_TASK TO COMPLETE_. Without including any images, repeat the data exactly.

_SUPPLIED INFORMATION_.
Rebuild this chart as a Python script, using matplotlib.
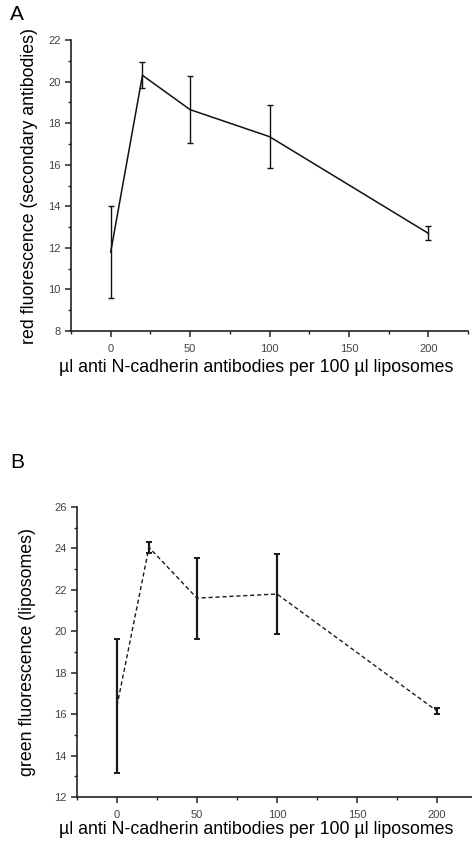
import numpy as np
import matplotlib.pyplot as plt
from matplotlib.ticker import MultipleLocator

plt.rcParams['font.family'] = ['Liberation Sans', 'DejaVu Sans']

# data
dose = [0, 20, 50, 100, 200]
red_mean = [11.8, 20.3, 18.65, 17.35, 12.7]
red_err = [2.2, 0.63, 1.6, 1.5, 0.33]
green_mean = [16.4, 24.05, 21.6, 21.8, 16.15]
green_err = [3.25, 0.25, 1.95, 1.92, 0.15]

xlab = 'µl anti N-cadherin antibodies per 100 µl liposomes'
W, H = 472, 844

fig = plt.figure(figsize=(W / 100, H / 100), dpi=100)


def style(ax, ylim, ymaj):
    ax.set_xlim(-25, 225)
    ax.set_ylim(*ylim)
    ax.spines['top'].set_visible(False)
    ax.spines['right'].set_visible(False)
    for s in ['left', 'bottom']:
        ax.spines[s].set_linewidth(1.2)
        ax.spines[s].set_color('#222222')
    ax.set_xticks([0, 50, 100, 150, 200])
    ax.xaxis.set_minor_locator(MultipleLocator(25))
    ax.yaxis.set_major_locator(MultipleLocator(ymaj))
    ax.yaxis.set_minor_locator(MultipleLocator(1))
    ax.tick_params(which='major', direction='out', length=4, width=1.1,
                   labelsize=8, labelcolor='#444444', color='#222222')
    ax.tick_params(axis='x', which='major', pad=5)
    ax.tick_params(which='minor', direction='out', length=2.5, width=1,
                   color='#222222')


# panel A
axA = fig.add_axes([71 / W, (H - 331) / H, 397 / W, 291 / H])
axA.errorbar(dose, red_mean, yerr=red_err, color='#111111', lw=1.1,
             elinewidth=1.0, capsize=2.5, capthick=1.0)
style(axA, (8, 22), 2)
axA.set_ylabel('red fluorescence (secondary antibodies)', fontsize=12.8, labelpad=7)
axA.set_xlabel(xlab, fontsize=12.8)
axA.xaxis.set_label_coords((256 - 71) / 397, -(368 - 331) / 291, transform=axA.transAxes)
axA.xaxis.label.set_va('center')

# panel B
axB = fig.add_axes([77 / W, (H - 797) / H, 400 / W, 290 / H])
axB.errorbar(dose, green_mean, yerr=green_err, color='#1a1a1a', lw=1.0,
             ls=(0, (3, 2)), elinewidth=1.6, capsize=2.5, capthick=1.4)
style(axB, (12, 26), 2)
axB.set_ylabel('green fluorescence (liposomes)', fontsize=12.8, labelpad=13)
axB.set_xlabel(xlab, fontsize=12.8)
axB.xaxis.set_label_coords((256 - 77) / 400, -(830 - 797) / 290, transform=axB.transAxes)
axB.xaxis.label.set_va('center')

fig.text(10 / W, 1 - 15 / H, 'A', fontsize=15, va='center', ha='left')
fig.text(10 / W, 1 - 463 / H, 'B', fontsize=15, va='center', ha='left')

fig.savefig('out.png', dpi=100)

_WRITTEN REPLY_.
Rebuild this chart as a Python script, using matplotlib.
import numpy as np
import matplotlib.pyplot as plt
from matplotlib.ticker import MultipleLocator

plt.rcParams['font.family'] = ['Liberation Sans', 'DejaVu Sans']

# data
dose = [0, 20, 50, 100, 200]
red_mean = [11.8, 20.3, 18.65, 17.35, 12.7]
red_err = [2.2, 0.63, 1.6, 1.5, 0.33]
green_mean = [16.4, 24.05, 21.6, 21.8, 16.15]
green_err = [3.25, 0.25, 1.95, 1.92, 0.15]

xlab = 'µl anti N-cadherin antibodies per 100 µl liposomes'
W, H = 472, 844

fig = plt.figure(figsize=(W / 100, H / 100), dpi=100)


def style(ax, ylim, ymaj):
    ax.set_xlim(-25, 225)
    ax.set_ylim(*ylim)
    ax.spines['top'].set_visible(False)
    ax.spines['right'].set_visible(False)
    for s in ['left', 'bottom']:
        ax.spines[s].set_linewidth(1.2)
        ax.spines[s].set_color('#222222')
    ax.set_xticks([0, 50, 100, 150, 200])
    ax.xaxis.set_minor_locator(MultipleLocator(25))
    ax.yaxis.set_major_locator(MultipleLocator(ymaj))
    ax.yaxis.set_minor_locator(MultipleLocator(1))
    ax.tick_params(which='major', direction='out', length=4, width=1.1,
                   labelsize=8, labelcolor='#444444', color='#222222')
    ax.tick_params(axis='x', which='major', pad=5)
    ax.tick_params(which='minor', direction='out', length=2.5, width=1,
                   color='#222222')


# panel A
axA = fig.add_axes([71 / W, (H - 331) / H, 397 / W, 291 / H])
axA.errorbar(dose, red_mean, yerr=red_err, color='#111111', lw=1.1,
             elinewidth=1.0, capsize=2.5, capthick=1.0)
style(axA, (8, 22), 2)
axA.set_ylabel('red fluorescence (secondary antibodies)', fontsize=12.8, labelpad=7)
axA.set_xlabel(xlab, fontsize=12.8)
axA.xaxis.set_label_coords((256 - 71) / 397, -(368 - 331) / 291, transform=axA.transAxes)
axA.xaxis.label.set_va('center')

# panel B
axB = fig.add_axes([77 / W, (H - 797) / H, 400 / W, 290 / H])
axB.errorbar(dose, green_mean, yerr=green_err, color='#1a1a1a', lw=1.0,
             ls=(0, (3, 2)), elinewidth=1.6, capsize=2.5, capthick=1.4)
style(axB, (12, 26), 2)
axB.set_ylabel('green fluorescence (liposomes)', fontsize=12.8, labelpad=13)
axB.set_xlabel(xlab, fontsize=12.8)
axB.xaxis.set_label_coords((256 - 77) / 400, -(830 - 797) / 290, transform=axB.transAxes)
axB.xaxis.label.set_va('center')

fig.text(10 / W, 1 - 15 / H, 'A', fontsize=15, va='center', ha='left')
fig.text(10 / W, 1 - 463 / H, 'B', fontsize=15, va='center', ha='left')

fig.savefig('out.png', dpi=100)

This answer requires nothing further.